Райк, книгу которого мы цитировали вначале, совершенно верно отметил несколько пренебрежительное отношение Фрейда на тот момент к остроте. Удовольствие от остроты есть результат неожиданного устранения издержек на сдерживание. Речь идет о внезапном вторжении в запретную мысль.

Согласно Берглеру, смех — здоровый и необходимый интрапсихически обусловленный процесс разрядки, который служит снижению тревоги. Все формы остроумия, юмора и комизма направлены против специфической внутренней опасности, против угрызений совести, обвиняющей человека в том, что он является приверженцем принципа достижения удовольствия через неудовольствие, психического мазохизма. Смех пользуется следующей триадой: псевдоагрессией, дистанцированием и созданием искусственной мишени-противника.
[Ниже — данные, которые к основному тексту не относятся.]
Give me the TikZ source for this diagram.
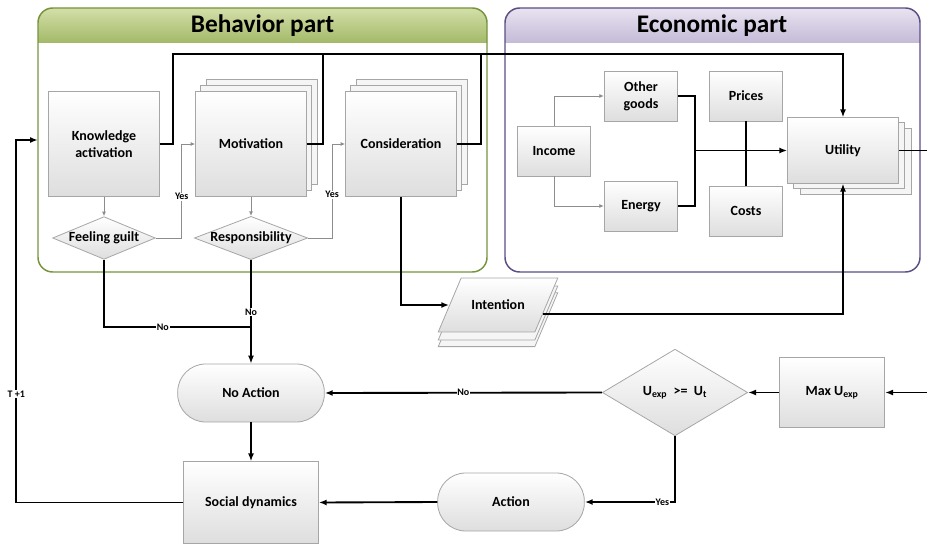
\documentclass[tikz,border=0pt]{standalone}
\usepackage{fontspec}
\setmainfont{Carlito}
\usetikzlibrary{arrows.meta,shapes.geometric,shadows,calc}
\definecolor{bframe}{HTML}{77933C}
\definecolor{btop}{HTML}{D3DFA9}
\definecolor{bbot}{HTML}{A3B968}
\definecolor{eframe}{HTML}{5C4D85}
\definecolor{etop}{HTML}{E8E3F0}
\definecolor{ebot}{HTML}{C4BAD7}
\definecolor{gline}{HTML}{A6A6A6}
\tikzset{
  >={Latex[length=6pt,width=4.5pt]},
  fbox/.style={rectangle, draw=gline, line width=0.6pt, top color=white,
               bottom color=black!13, align=center, inner sep=2pt,
               font=\bfseries\fontsize{10.5}{12.5}\selectfont},
  fbig/.style={fbox, minimum width=83pt, minimum height=79pt},
  fsmall/.style={fbox, minimum width=55pt, minimum height=37.5pt},
  fdiam/.style={fbox, diamond, aspect=2.6, inner sep=0pt},
  fterm/.style={fbox, rounded corners=21pt, minimum width=110pt, minimum height=43.5pt},
  fstackup/.style={
    copy shadow={shadow xshift=8.25pt, shadow yshift=9pt, fill=black!4, draw=gline},
    copy shadow={shadow xshift=3.75pt, shadow yshift=4.5pt, fill=black!4, draw=gline}},
  fstackdown/.style={
    copy shadow={shadow xshift=9.75pt, shadow yshift=-8.25pt, fill=black!4, draw=gline},
    copy shadow={shadow xshift=4.5pt, shadow yshift=-3.75pt, fill=black!4, draw=gline}},
  fstackflat/.style={
    copy shadow={shadow xshift=0pt, shadow yshift=-11pt, fill=black!4, draw=gline},
    copy shadow={shadow xshift=0pt, shadow yshift=-6pt, fill=black!4, draw=gline}},
  fflow/.style={->, line width=1.4pt},
  flink/.style={line width=1.4pt},
  fthin/.style={-{Latex[length=3.5pt,width=3pt]}, gline!85!black, line width=0.7pt},
  flbl/.style={fill=white, inner sep=0.6pt, text=black,
               font=\bfseries\fontsize{7.5}{8}\selectfont},
  ftitle/.style={font=\bfseries\fontsize{19}{22}\selectfont},
}

\begin{document}
\begin{tikzpicture}[x=0.75pt,y=-0.75pt]
  \useasboundingbox (0,0) rectangle (927,545);

  % the two parts
  \begin{scope}
    \clip[rounded corners=11pt] (38,8) rectangle (487,272);
    \shade[top color=btop, bottom color=bbot] (38,8) rectangle (487,43);
  \end{scope}
  \draw[bframe, line width=1.1pt, rounded corners=11pt] (38,8) rectangle (487,272);
  \node[ftitle] (btitle) at (262.5,26) {Behavior part};

  \begin{scope}
    \clip[rounded corners=11pt] (505,8) rectangle (920,272);
    \shade[top color=etop, bottom color=ebot] (505,8) rectangle (920,43);
  \end{scope}
  \draw[eframe, line width=1.1pt, rounded corners=11pt] (505,8) rectangle (920,272);
  \node[ftitle] (etitle) at (712,26) {Economic part};

  % behavior part
  \node[fbig] (know) at (104,144) {Knowledge\\activation};
  \node[fbig, fstackup] (mot) at (251,144) {Motivation};
  \node[fbig, fstackup] (cons) at (401,144) {Consideration};
  \node[fdiam, minimum width=77pt, minimum height=32pt] (guilt) at (104,238) {Feeling guilt};
  \node[fdiam, minimum width=85pt, minimum height=32pt] (resp) at (251,238) {Responsibility};

  % economic part
  \node[fsmall] (inc) at (554,151) {Income};
  \node[fsmall] (oth) at (641,96) {Other\\goods};
  \node[fsmall] (ene) at (641,206) {Energy};
  \node[fsmall] (pri) at (746,96) {Prices};
  \node[fsmall] (cos) at (746,211) {Costs};
  \node[fbox, fstackdown, minimum width=83pt, minimum height=49pt] (util) at (843,150.5) {Utility};

  % decision loop
  \node[fbox, trapezium, trapezium left angle=67, trapezium right angle=113,
        inner xsep=7.6pt, inner ysep=16.5pt, fstackflat] (int) at (498,305) {Intention};
  \node[fdiam, aspect=1.67, minimum width=109pt, minimum height=65pt] (dec) at (675,392.5)
       {U\textsubscript{exp}~~>=~~U\textsubscript{t}};
  \node[fbox, minimum width=79pt, minimum height=53pt] (max) at (832,392.5) {Max U\textsubscript{exp}};
  \node[fterm] (noact) at (251,393) {No Action};
  \node[fterm] (act) at (511,502) {Action};
  \node[fbox, minimum width=101pt, minimum height=61pt] (soc) at (251,502.5) {Social dynamics};

  \coordinate (bus) at (0,54);
  \coordinate (behin) at (38,140);
  \coordinate (nojoin) at (251,327);
  \coordinate (rout) at (927,150.5);
  \coordinate (rin) at (927,392.5);

  % thin links inside the parts
  \draw[fthin] (know.south) -- (guilt.north);
  \draw[fthin] (guilt.east) -- ++(26,0) |- node[flbl, pos=0.22] {Yes} (mot.west);
  \draw[fthin] (mot.south) -- (resp.north);
  \draw[fthin] (resp.east) -- ++(24,0) |- node[flbl, pos=0.23] {Yes} (cons.west);
  \draw[fthin] (inc.north) |- (oth.west);
  \draw[fthin] (inc.south) |- (ene.west);

  % bus to utility
  \draw[fflow] (know.east) -- ++(13,0) |- (util.north |- bus) -- (util.north);
  \draw[flink] (mot.east) -- ++(16,0) -- ++(0,-90);
  \draw[flink] (cons.east) -- ++(24,0) -- ++(0,-90);
  \draw[fflow] (oth.east) -- ++(17,0) |- (util.west);
  \draw[flink] (ene.east) -- ++(17,0) -- ++(0,-55.5);
  \draw[flink] (pri.south) -- (cos.north);
  \draw[fflow] (cons.south) |- (int.west);
  \draw[fflow] (int.-11) -| (util.south);
  \draw[flink] (util.east) -- (rout);

  % outcome
  \draw[fflow] (rin) -- (max.east);
  \draw[fflow] (max.west) -- (dec.east);
  \draw[fflow] (dec.west) -- node[flbl] {No} (noact.east);
  \draw[fflow] (dec.south) |- node[flbl, pos=0.57] {Yes} (act.east);
  \draw[flink] (guilt.south) |- node[flbl, pos=0.7] {No} (nojoin);
  \draw[fflow] (resp.south) -- node[flbl] {No} (noact.north);
  \draw[fflow] (noact.south) -- (soc.north);
  \draw[fflow] (act.west) -- (soc.east);
  \draw[fflow] (soc.west) -- ++(-167,0) |- node[flbl, pos=0.15] {T +1} (behin);

\end{tikzpicture}
\end{document}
Правда, эта фигура мишени бессознательно воспринимается как проекция собственного Я-идеала, унижение которого создает иллюзию, что внутренний мучитель слишком слаб, чтобы стать опасным. Готовность к смеху тождественна осознанию вины плюс способности направлять с помощью бессознательных компонентов Я мелкие личные выпады против внешних представителей внутренних обвинителей.

Богатая мыслями книга Берглера тоже не лишена недостатков: складывается впечатление, что обоснование собственной теории Сверх-Я занимает автора больше, нежели сущность юмора.

Совсем иначе построена вышедшая в 1957 году книга Гротьяна «По ту сторону смеха». В основе остроты, считает автор, лежат агрессия, враждебность и садизм, в основе юмора — депрессия, нарциссизм и мазохизм. Гротьян показывает — здесь его взгляды совпадают с идеями Рене Шпица, — что с раннего детства улыбка и чувство юмора развиваются как выражение хорошего настроения и одна из первых форм межчеловеческого общения. Юмор является наивысшей интеграцией человеческих ценностей, позволяет человеку насладиться частичным возвращением к ранним стадиям развития и дать выход энергии, которая теперь не будет использована для вытеснения. Коммуникация с бессознательным создает предпосылки для творчества, свободы и здоровья.

Хотя сам Гротьян, по-видимому, даже не заметил, что его взгляд на развитие юмора едва ли согласуется с фрейдовской трактовкой роли Сверх-Я в осуществлении юмора, все же ему принадлежит одна немалая заслуга: опираясь на собранный им фактический материал, он опроверг распространенное заблуждение, что в сновидениях якобы нет никакого смеха и юмора, о чем, впрочем, знали уже Ференци и Фрейд. Мы не можем останавливаться здесь на его интересных анализах в отношении быка Фердинанда, Мики-Мауса и Алисы в стране чудес. Анализ смеха для Гротьяна — это исследование творческого взаимодействия между бессознательным и сознательным. Переживание удовольствия состоит в осуществлении собственных возможностей. В конечном счете он дает упрощенную форму первоначальной концепции Фрейда: острота возникает тогда, когда агрессивная тенденция вытесняется в бессознательное, соединяется там с радостным воспоминанием детства, а затем неожиданно вновь появляется на поверхности. Освободившийся теперь контркатексис отводится через смех, особенно, если удовольствие от юмора в процессе рассказа может эмпатически отразиться на слушателе. Если этого не происходит, то неудовольствие, стыд и вина возвращаются. Юморист не отрицает существования беды, он лишь показывает, что сильнее ее. Разумеется, победа эта не окончательная и не полная.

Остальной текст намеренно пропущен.